Editor's Note: This is part of a series that Nancy will be doing on caregiving. Make sure to check back every Friday to see the rest of her blogs or find the complete list.
By November 2003, Brett and I were hanging on by a thread. Six years into our cancer journey, we felt the effects of cancer on our marriage. I snapped at my husband for the things he did and the things he did not do, like putting his socks in the hamper. It was easier to vent at him than confront his growing weariness. For the first time since he was diagnosed with medulloblastoma, he looked and acted defeated by his cancer.
It was merciful that Brett was able to continue going to work. It did wonders for his psyche; it made him feel husbandly and fatherly. But he would collapse from exhaustion the moment he got home.
I, too, was exhausted and strung out from juggling multiple roles--caregiver, wife and parent.
The toll of cancer weighed even on our 18-month-old twins. When Rebecca wasn’t clinging to me for dear life, she plucked strands of fine hair from her head and tried to eat them to soothe herself. Casey, meanwhile, crouched outside our bedroom door, waiting for Brett to wake up. Both of them sensed intuitively that something was very wrong.
Since the twins had been born premature, they received intervention services, including play therapy. A kind social worker named Jill came to the apartment each week and drew simple sketches of our family.

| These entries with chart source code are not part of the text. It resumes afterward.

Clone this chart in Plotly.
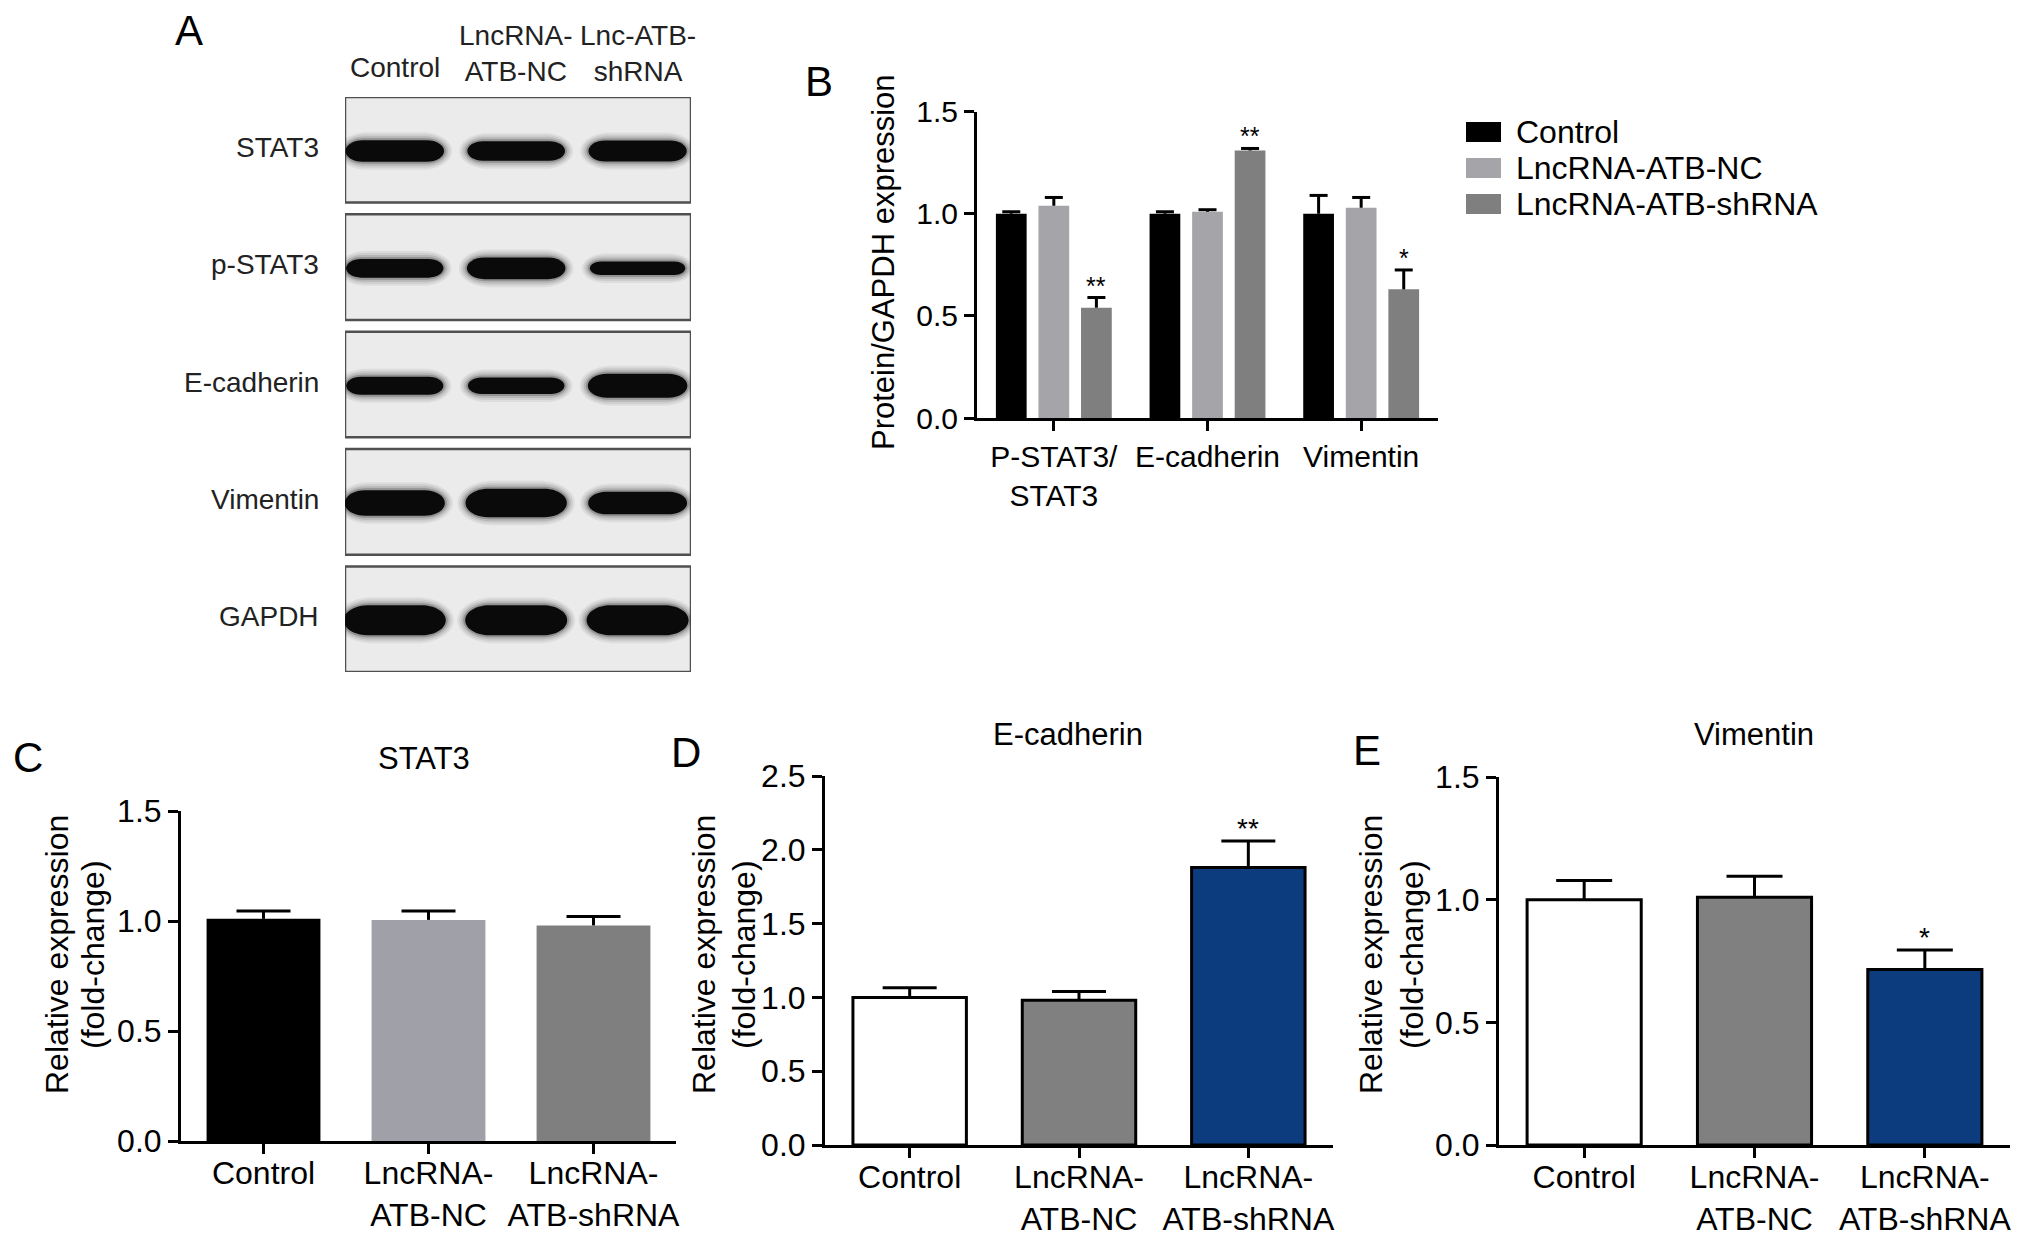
import plotly.graph_objects as go

W, H = 2032, 1238
FONT = "Liberation Sans, Arial, Helvetica, sans-serif"

# ---------------- DATA ----------------
# Panel A : western blot (relative band strength)
blot_lanes = ["Control", "LncRNA-<br>ATB-NC", "Lnc-ATB-<br>shRNA"]
blot_proteins = ["STAT3", "p-STAT3", "E-cadherin", "Vimentin", "GAPDH"]
blot_intensity = [
    [0.72, 0.65, 0.70],
    [0.62, 0.72, 0.45],
    [0.60, 0.55, 0.80],
    [0.85, 0.95, 0.75],
    [1.00, 1.00, 1.00],
]

# Panel B
b_categories = ["P-STAT3/<br>STAT3", "E-cadherin", "Vimentin"]
b_series = ["Control", "LncRNA-ATB-NC", "LncRNA-ATB-shRNA"]
b_control = [1.00, 1.00, 1.00]
b_nc = [1.04, 1.01, 1.03]
b_shrna = [0.54, 1.31, 0.63]
b_control_sem = [0.01, 0.01, 0.09]
b_nc_sem = [0.04, 0.01, 0.05]
b_shrna_sem = [0.05, 0.01, 0.095]
b_shrna_sig = ["**", "**", "*"]

# Panels C, D, E
cde_categories = ["Control", "LncRNA-<br>ATB-NC", "LncRNA-<br>ATB-shRNA"]
c_title, d_title, e_title = "STAT3", "E-cadherin", "Vimentin"
c_values = [1.01, 1.005, 0.98]
c_sem = [0.035, 0.04, 0.04]
c_sig = ["", "", ""]
d_values = [1.00, 0.98, 1.88]
d_sem = [0.065, 0.06, 0.18]
d_sig = ["", "", "**"]
e_values = [1.00, 1.01, 0.715]
e_sem = [0.078, 0.085, 0.08]
e_sig = ["", "", "*"]

# ---------------- STYLE ----------------
b_colors = ["#000000", "#a4a4a9", "#7f7f7f"]
c_colors = ["#000000", "#a0a0a8", "#7f7f7f"]
de_colors = ["#ffffff", "#808080", "#0c3c7d"]


def px_x(p):
    return p / W


def px_y(p):
    return 1 - p / H


fig = go.Figure()


def add_bars(xa, ya, xs, vals, sems, colors, line_w, width, cap_px, sig, sig_size):
    fig.add_trace(go.Bar(
        x=xs, y=vals, width=width, xaxis=xa, yaxis=ya,
        marker=dict(color=colors, line=dict(color="black", width=line_w)),
        error_y=dict(type="data", array=sems, arrayminus=[0] * len(vals),
                     symmetric=False, width=0, thickness=3, color="black"),
        showlegend=False, hoverinfo="skip"))
    tops = [v + s for v, s in zip(vals, sems)]
    fig.add_trace(go.Scatter(
        x=xs, y=tops, mode="markers", xaxis=xa, yaxis=ya,
        marker=dict(symbol="line-ew", size=cap_px / 1.4,
                    line=dict(color="black", width=3)),
        showlegend=False, hoverinfo="skip", cliponaxis=False))
    for x, t, s in zip(xs, tops, sig):
        if s:
            fig.add_annotation(x=x, y=t, xref=xa, yref=ya, text=s, showarrow=False,
                               yanchor="middle", yshift=12,
                               font=dict(size=sig_size, family=FONT, color="black"))


# ---- Panel B bars ----
b_vals = [b_control, b_nc, b_shrna]
b_sems = [b_control_sem, b_nc_sem, b_shrna_sem]
b_sigs = [["", "", ""], ["", "", ""], b_shrna_sig]
slot = 0.277
for k in range(3):
    xs = [g + (k - 1) * slot for g in range(len(b_categories))]
    add_bars("x", "y", xs, b_vals[k], b_sems[k], b_colors[k], 0, 0.2, 18,
             b_sigs[k], 25)

# ---- Panels C, D, E ----
idx = list(range(len(cde_categories)))
add_bars("x2", "y2", idx, c_values, c_sem, c_colors, 0, 0.69, 54, c_sig, 28)
add_bars("x3", "y3", idx, d_values, d_sem, de_colors, 3, 0.67, 54, d_sig, 28)
add_bars("x4", "y4", idx, e_values, e_sem, de_colors, 3, 0.67, 56, e_sig, 28)

# ---- Panel A invisible anchor trace ----
fig.add_trace(go.Scatter(x=[0.5, 1.5, 2.5], y=[0, 0, 0], xaxis="x5", yaxis="y5",
                         mode="markers", marker=dict(opacity=0), showlegend=False,
                         hoverinfo="skip"))

axis_common = dict(showline=True, linewidth=3, linecolor="black", ticks="outside",
                   ticklen=10, tickwidth=3, tickcolor="black", showgrid=False,
                   zeroline=False, fixedrange=True, automargin=False)


def xax(dom, n, labels, fs, anchor, standoff=0):
    return dict(axis_common, domain=[px_x(dom[0]), px_x(dom[1])], range=[-0.5, n - 0.5],
                tickmode="array", tickvals=list(range(n)), ticktext=labels,
                ticklabelstandoff=standoff,
                tickfont=dict(size=fs, family=FONT, color="black"), anchor=anchor)


def yax(dom, rng, fs, anchor):
    return dict(axis_common, domain=[px_y(dom[1]), px_y(dom[0])], range=rng,
                tick0=0, dtick=0.5, tickformat=".1f",
                tickfont=dict(size=fs, family=FONT, color="black"), anchor=anchor)


fig.update_layout(
    template="none",
    width=W, height=H, margin=dict(l=0, r=0, t=0, b=0, pad=0), autosize=False,
    paper_bgcolor="white", plot_bgcolor="rgba(0,0,0,0)",
    barmode="overlay", showlegend=False,
    font=dict(family=FONT, color="black"),
    xaxis=xax((977, 1438), 3, b_categories, 30, "y"),
    yaxis=yax((111.7, 418), [0, 1.5], 30, "x"),
    xaxis2=xax((181, 676), 3, cde_categories, 32, "y2", -8),
    yaxis2=yax((811, 1141), [0, 1.5], 32, "x2"),
    xaxis3=xax((825, 1333), 3, cde_categories, 32, "y3", -8),
    yaxis3=yax((776, 1145), [0, 2.5], 32, "x3"),
    xaxis4=xax((1499, 2010), 3, cde_categories, 32, "y4", -8),
    yaxis4=yax((777, 1145), [0, 1.5], 32, "x4"),
    xaxis5=dict(domain=[px_x(345), px_x(691)], range=[0.09, 2.94], visible=False,
                anchor="y5", fixedrange=True, automargin=False),
    yaxis5=dict(domain=[px_y(672), px_y(97)], range=[4.9, 0], visible=False,
                anchor="x5", fixedrange=True, automargin=False),
)

# ---- Panel A drawing ----
pitch_y = 575 / 4.9          # px per y unit of the blot axes
pitch_x = 346 / (2.94 - 0.09)  # px per x unit of the blot axes
shapes = []
for i, prot in enumerate(blot_proteins):
    shapes.append(dict(type="rect", xref="x5", yref="y5", x0=0.09, x1=2.94,
                       y0=i, y1=i + 0.9, fillcolor="#ebebeb",
                       line=dict(color="#505050", width=2.5), layer="below"))


def band_path(xc, yc, hw, hh_px):
    ry = hh_px / pitch_y
    rx = 1.6 * hh_px / pitch_x
    k = 0.5523
    x0, x1 = xc - hw, xc + hw
    t, b = yc - ry, yc + ry
    return (f"M{x0 + rx},{t} L{x1 - rx},{t} "
            f"C{x1 - rx + k * rx},{t} {x1},{yc - k * ry} {x1},{yc} "
            f"C{x1},{yc + k * ry} {x1 - rx + k * rx},{b} {x1 - rx},{b} "
            f"L{x0 + rx},{b} "
            f"C{x0 + rx - k * rx},{b} {x0},{yc + k * ry} {x0},{yc} "
            f"C{x0},{yc - k * ry} {x0 + rx - k * rx},{t} {x0 + rx},{t} Z")


for i, row in enumerate(blot_intensity):
    for j, inten in enumerate(row):
        xc = j + 0.5
        yc = i + 0.46
        hh = inten * 30 / 2
        hw = 0.37 + 0.05 * inten
        for grow, op, col in [(8, 0.08, "#444444"), (6, 0.10, "#444444"),
                              (4, 0.14, "#333333"), (2, 0.25, "#222222"),
                              (0, 1.0, "#0a0a0a")]:
            shapes.append(dict(type="path", xref="x5", yref="y5",
                               path=band_path(xc, yc, hw + grow / pitch_x, hh + grow),
                               fillcolor=col, opacity=op, line=dict(width=0)))

# row labels
for i, prot in enumerate(blot_proteins):
    fig.add_annotation(x=px_x(321), y=i + 0.43, xref="paper", yref="y5", text=prot,
                       showarrow=False, xanchor="right", yanchor="middle",
                       font=dict(size=28, family=FONT, color="#222222"))
# lane headers
for j, lane in enumerate(blot_lanes):
    two = "<br>" in lane
    fig.add_annotation(x=j + 0.5, y=px_y(53 if two else 68), xref="x5", yref="paper",
                       text=lane, showarrow=False, xanchor="center", yanchor="middle",
                       font=dict(size=28, family=FONT, color="#222222"))

# ---- Panel B legend ----
legend_rows = [132, 168, 204]
for k, name in enumerate(b_series):
    yc = legend_rows[k]
    shapes.append(dict(type="rect", xref="paper", yref="paper",
                       x0=px_x(1466), x1=px_x(1501), y0=px_y(yc + 10), y1=px_y(yc - 10),
                       fillcolor=b_colors[k], line=dict(width=0)))
    fig.add_annotation(x=px_x(1514), y=px_y(yc), xref="paper", yref="paper", text=name,
                       showarrow=False, xanchor="left", yanchor="middle",
                       font=dict(size=32, family=FONT, color="black"))

fig.update_layout(shapes=shapes)

# ---- Axis titles (as annotations) ----
fig.add_annotation(x=px_x(883), y=px_y(262), xref="paper", yref="paper",
                   text="Protein/GAPDH expression", textangle=-90, showarrow=False,
                   xanchor="center", yanchor="middle",
                   font=dict(size=31, family=FONT, color="black"))
for xl1, xl2 in [(57, 93), (704, 744), (1371, 1412)]:
    fig.add_annotation(x=px_x(xl1), y=px_y(955), xref="paper", yref="paper",
                       text="Relative expression", textangle=-90, showarrow=False,
                       xanchor="center", yanchor="middle",
                       font=dict(size=32, family=FONT, color="black"))
    fig.add_annotation(x=px_x(xl2), y=px_y(955), xref="paper", yref="paper",
                       text="(fold-change)", textangle=-90, showarrow=False,
                       xanchor="center", yanchor="middle",
                       font=dict(size=32, family=FONT, color="black"))

# ---- Panel titles ----
for txt, x, y in [(c_title, 424, 758), (d_title, 1068, 734), (e_title, 1754, 734)]:
    fig.add_annotation(x=px_x(x), y=px_y(y), xref="paper", yref="paper", text=txt,
                       showarrow=False, xanchor="center", yanchor="middle",
                       font=dict(size=31, family=FONT, color="black"))

# ---- Panel letters ----
for txt, x, y in [("A", 189, 31), ("B", 819, 82), ("C", 28, 757), ("D", 686, 753),
                  ("E", 1367, 750)]:
    fig.add_annotation(x=px_x(x), y=px_y(y), xref="paper", yref="paper", text=txt,
                       showarrow=False, xanchor="center", yanchor="middle",
                       font=dict(size=42, family=FONT, color="black"))

fig.write_html("out.html",
               config={"displayModeBar": False},
               post_script="document.body.style.margin='0';"
                           "document.body.style.overflow='hidden';")
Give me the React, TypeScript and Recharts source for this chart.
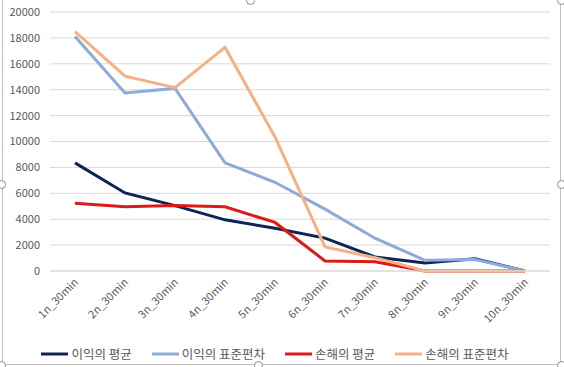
import { LineChart, Line, XAxis, YAxis, CartesianGrid, Legend } from "recharts";

const categories = [
  "1n_30min", "2n_30min", "3n_30min", "4n_30min", "5n_30min",
  "6n_30min", "7n_30min", "8n_30min", "9n_30min", "10n_30min",
];
const profitMean = [8350, 6030, 5050, 3950, 3300, 2540, 1080, 620, 950, 0];
const profitStd = [18100, 13750, 14100, 8350, 6850, 4780, 2530, 830, 880, 0];
const lossMean = [5240, 4960, 5050, 4960, 3750, 780, 720, 0, 0, 0];
const lossStd = [18480, 15040, 14160, 17280, 10350, 1860, 1030, 0, 0, 0];
const yTicks = [0, 2000, 4000, 6000, 8000, 10000, 12000, 14000, 16000, 18000, 20000];

const series = [
  { key: "profitMean", name: "이익의 평균", color: "#0e2458" },
  { key: "profitStd", name: "이익의 표준편차", color: "#8ea9db" },
  { key: "lossMean", name: "손해의 평균", color: "#dc1a1a" },
  { key: "lossStd", name: "손해의 표준편차", color: "#f4b183" },
];

const data = categories.map((name, i) => ({
  name,
  profitMean: profitMean[i],
  profitStd: profitStd[i],
  lossMean: lossMean[i],
  lossStd: lossStd[i],
}));

const FONT = "'Noto Sans CJK KR', 'Noto Sans', sans-serif";
const TEXT = "#595959";

function AngledTick({ x, y, payload }: any) {
  return (
    <text
      transform={`translate(${x + 4}, ${y + 10}) rotate(-45)`}
      textAnchor="end"
      fontSize={11}
      fontFamily={FONT}
      fill={TEXT}
    >
      {payload.value}
    </text>
  );
}

function LegendRow() {
  return (
    <div style={{ display: "flex", justifyContent: "center", gap: 20, fontFamily: FONT, fontSize: 12.5, color: TEXT }}>
      {series.map((s) => (
        <div key={s.key} style={{ display: "flex", alignItems: "center" }}>
          <svg width={27} height={6}>
            <line x1={0} y1={3} x2={27} y2={3} stroke={s.color} strokeWidth={3} />
          </svg>
          <span style={{ marginLeft: 3 }}>{s.name}</span>
        </div>
      ))}
    </div>
  );
}

const handles = [
  [250, 0], [561, 184], [258, 365], [1, 184], [1, 365], [561, 365], [561, 0],
];

export default function App() {
  return (
    <div style={{ position: "absolute", left: 0, top: 0, width: 564, height: 367, background: "#fff" }}>
      <div
        style={{
          position: "absolute", left: 2, top: -3, width: 557, height: 366,
          border: "1px solid #bfbfbf", borderRadius: 3,
        }}
      />
      {handles.map(([hx, hy], i) => (
        <div
          key={i}
          style={{
            position: "absolute", left: hx - 4, top: hy - 4, width: 7, height: 7,
            borderRadius: "50%", border: "1px solid #8c8c8c", background: "#fff",
          }}
        />
      ))}
      <div style={{ position: "absolute", left: 0, top: 0 }}>
        <LineChart width={564} height={367} data={data} margin={{ top: 12, right: 14, bottom: 8, left: 0 }}>
          <CartesianGrid vertical={false} stroke="#d9d9d9" />
          <XAxis
            dataKey="name"
            interval={0}
            tick={<AngledTick />}
            tickLine={false}
            tickSize={0}
            axisLine={{ stroke: "#d9d9d9" }}
            padding={{ left: 25, right: 25 }}
            height={69}
          />
          <YAxis
            domain={[0, 20000]}
            ticks={yTicks}
            width={50}
            axisLine={false}
            tickLine={false}
            tickSize={0}
            tickMargin={10}
            tick={{ fontSize: 11, fontFamily: FONT, fill: TEXT }}
          />
          <Legend verticalAlign="bottom" content={<LegendRow />} wrapperStyle={{ bottom: 4 }} />
          {series.map((s) => (
            <Line
              key={s.key}
              type="linear"
              dataKey={s.key}
              name={s.name}
              stroke={s.color}
              strokeWidth={3}
              dot={false}
              isAnimationActive={false}
            />
          ))}
        </LineChart>
      </div>
    </div>
  );
}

Here is Casey waiting for Daddy to get up. Here is Daddy sleeping because he doesn’t feel well. Here is Daddy waiting for us to pick him up in the car.
Looking at these real-time drawings allowed the twins to understand that daddy was sick—not the same sick as having a cold.
In a moment of eerie foreshadowing, Casey put his stubby fingers on my face and said, “Mama’s all alone.”
Nearing the end
One night while lying in bed, Brett suddenly started talking gibberish. Everything had been fine the minute before and then I couldn’t make out a word he was saying. By the time we got to the hospital, Brett was talking normally again. But an MRI confirmed the cancer had spread to his brain and spine. The news was grim. All available treatment options had run out. Brett's oncologist arranged for home hospice.
Knowing that there was nothing else left to try actually lessened my anxiety; we’d left no stone unturned. But to be honest, I didn't have any more emotional reserve for false hope when it was so obvious that Brett’s health was failing. Some days Brett picked up his briefcase and announced that he was going to work while falling against the walls of our hallway. The grand mal seizure that landed him in the hospital and subsequent mini-seizures altered both his cognitive function and his balance.
Every day brought new struggles depending upon his mental and physical state.
For all my ability to lead and manage on my own, I could not have survived this time without leaning on the support of experts, hospice, family, and friends. I said yes to friends going grocery shopping for me or to taking the twins to the park. I said yes to all forms of help because I needed quiet calm with Brett. I minimized the tasks of life to maximize my connection with him. The days, hours and minutes mattered.